Here’s a secret about nerds: Most nerds like being nerds . . . because being a nerd is fun—as long as you’re hanging out with equally smarty-pants friends.
Just look at Gabe, the 10-year-old main character of Elissa Brent Weissman’s new novel Nerd Camp. Gabe has plans to spend the summer with delightfully geeky friends at the Summer Center for Gifted Enrichment, but his life gets complicated when his dad gets engaged to a woman with a decidedly ungeeky son of the same age.
Will Zack think Gabe is the biggest dork on earth, or will the new brothers form an unlikely friendship? Weissman—herself a teacher at Johns Hopkins’s Center for Talented Youth—has written a smart, funny book that will appeal to tween guys and girls—and geeks of all ages.
In a Q&A, BookPage got the scoop on Weissman’s favorite brain game, book and level of nerdiness.
There’s no way you could have written Nerd Camp without having been a geek! But what kind of geek were you as a 10-year-old? Band nerd? Quiz Bowl obsessed?
A word nerd, first and foremost! I read like crazy, and I filled notebook after notebook with stories. I even wrote a novel when I was ten. But, like Gabe, I just loved school in general. I was such a nerd that I even “played school” in my free time. I set up a whole classroom in my basement, complete with a chalkboard and worksheets, and I’d teach things to my little brother. I don’t know why he put up with it!

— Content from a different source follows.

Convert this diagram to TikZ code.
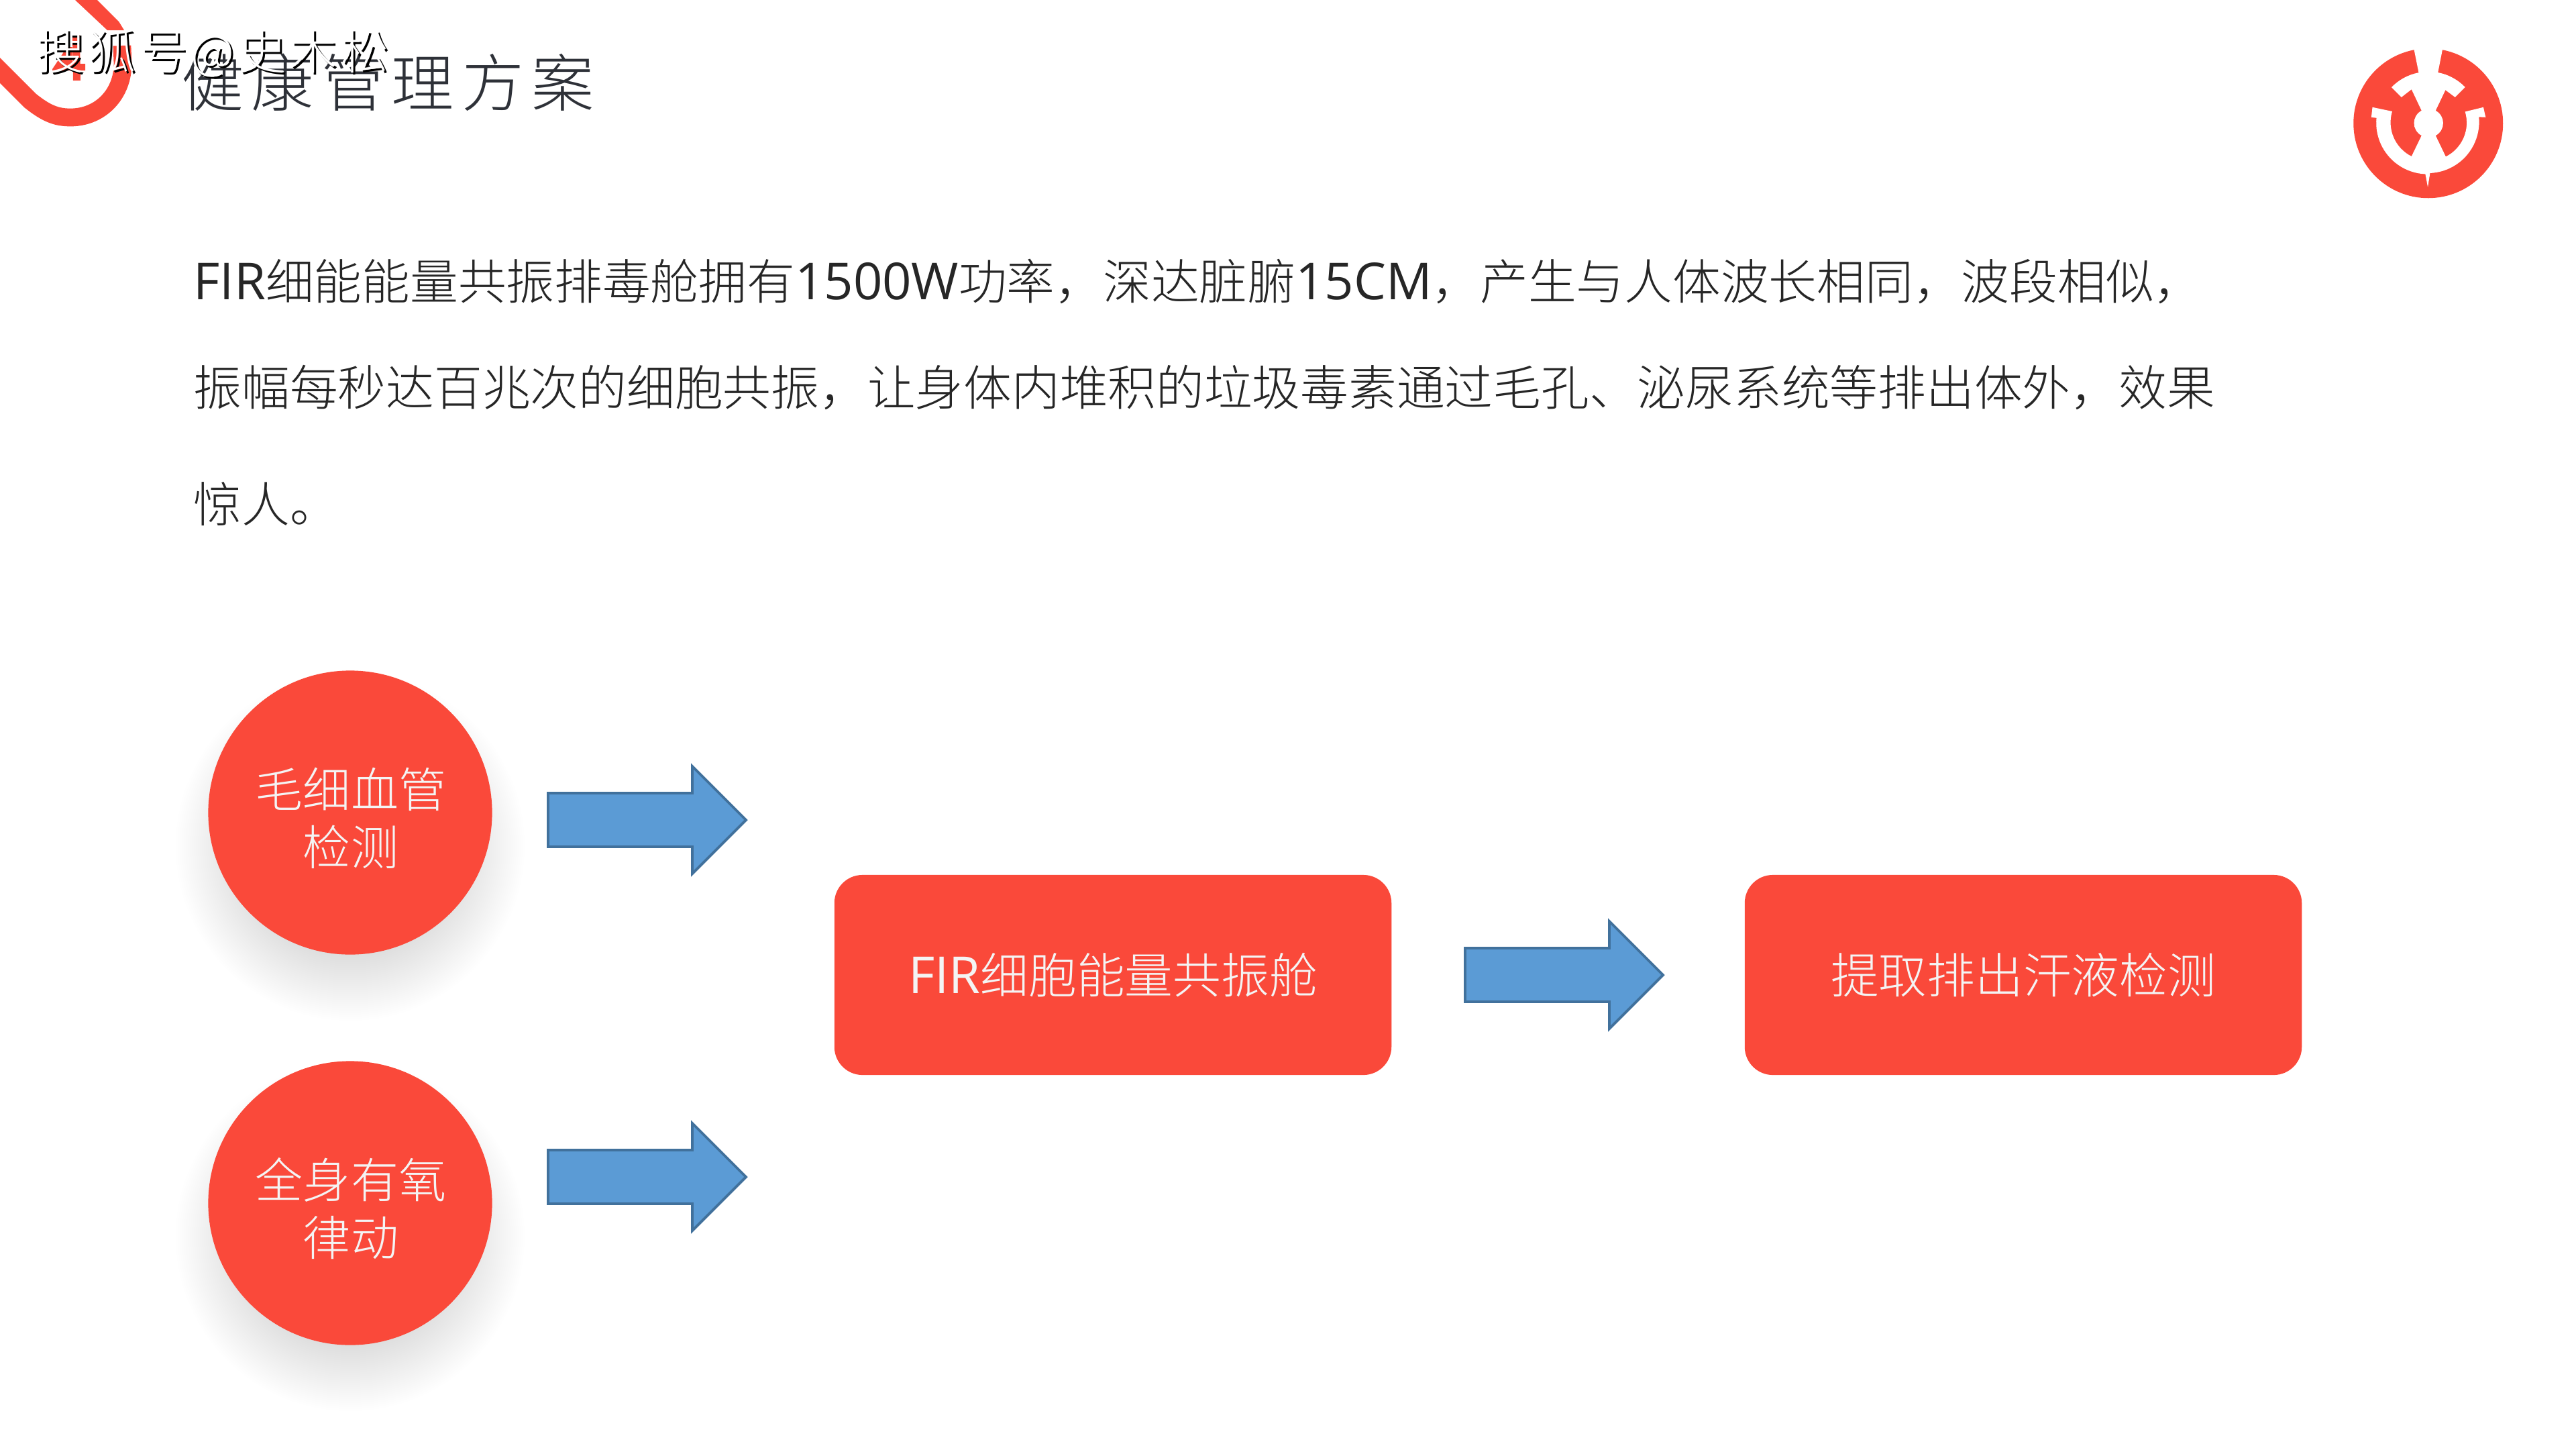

Have you ever been to summer camp?
I went to a day camp that was also a travel camp, so we’d take overnight trips to various parts of the country. That meant a lot of time spent on buses and sitting in the woods; telling jokes and ghost stories; trading stickers and candy; and playing hand games. My fondest memories are of the things we did to amuse ourselves. I was a pro at both “Concentration” (which involved naming things alphabetically according to a category while clapping in rhythm—challenging!) and “Concentrate” (which involved patting someone’s back and chanting about cracking eggs on their head and stabbing knives in their backs—morbid!). I also loved how seriously we took the legends that went around. Who didn’t believe in Bloody Mary or fear hiking Suicide Hill? It’s all that free time to play those games that truly makes summer camp so magical.
What do you teach at the Center for Talented Youth? Did any of your students inspire the characters in Nerd Camp?
I teach a class for rising fourth and fifth graders called “Writing and Reading Workshop.” None of my characters are based on individual students, but Gabe and the other campers are inspired by them in general. I’ve had the sweetest, most talented kids every summer. They’re inquisitive readers and fantastic writers, and they thrive when they’re together in a stimulating academic environment. Like my characters, they can also recite Pi to an impressive number of digits.
Have you ever found yourself in an unlikely friendship, like the relationship between Zack and Gabe?
I have a very close friend who’s the Zack to my Gabe. She’s fashionable and stylish; I live in jeans and sneakers. She’s trendy and in touch with pop culture; I resist trends, if I’m even aware of them. But despite our differences, something about us just clicks. And I know I can always count on her for anything, including a great time when we hang out.
What’s your favorite brain game? (Any secret fantasies of appearing on Jeopardy?)
My favorite is Balderdash. Making up definitions for crazy words is both brainy and creative, which just about sums me up. And it’s no secret that I’d love to appear on any gameshow. I submitted my name for both teen Jeopardy and college Jeopardy, but I never got the chance to audition. I don’t think I could cut it on regular Jeopardy. Too bad there’s no gameshow of Balderdash!
What was your favorite book as a child? Why?
Sixth Grade Secrets by Louis Sachar. I love Louis Sachar’s style. It’s tight and concise, and he plays with language and structure in brilliant ways. But I didn’t think about any of that as a kid. Sixth Grade Secrets was my favorite because it made me laugh out loud every time I read it—and I read it many times.
What can you tell us about your next project?
I’m working on another middle grade novel. It’s about a talented girl who gets herself into some major trouble. But my main project these days is of another sort entirely: being a mom! I have a super smiley four-month-old daughter, and how can I possibly write when she’s grinning up at me, wanting to play?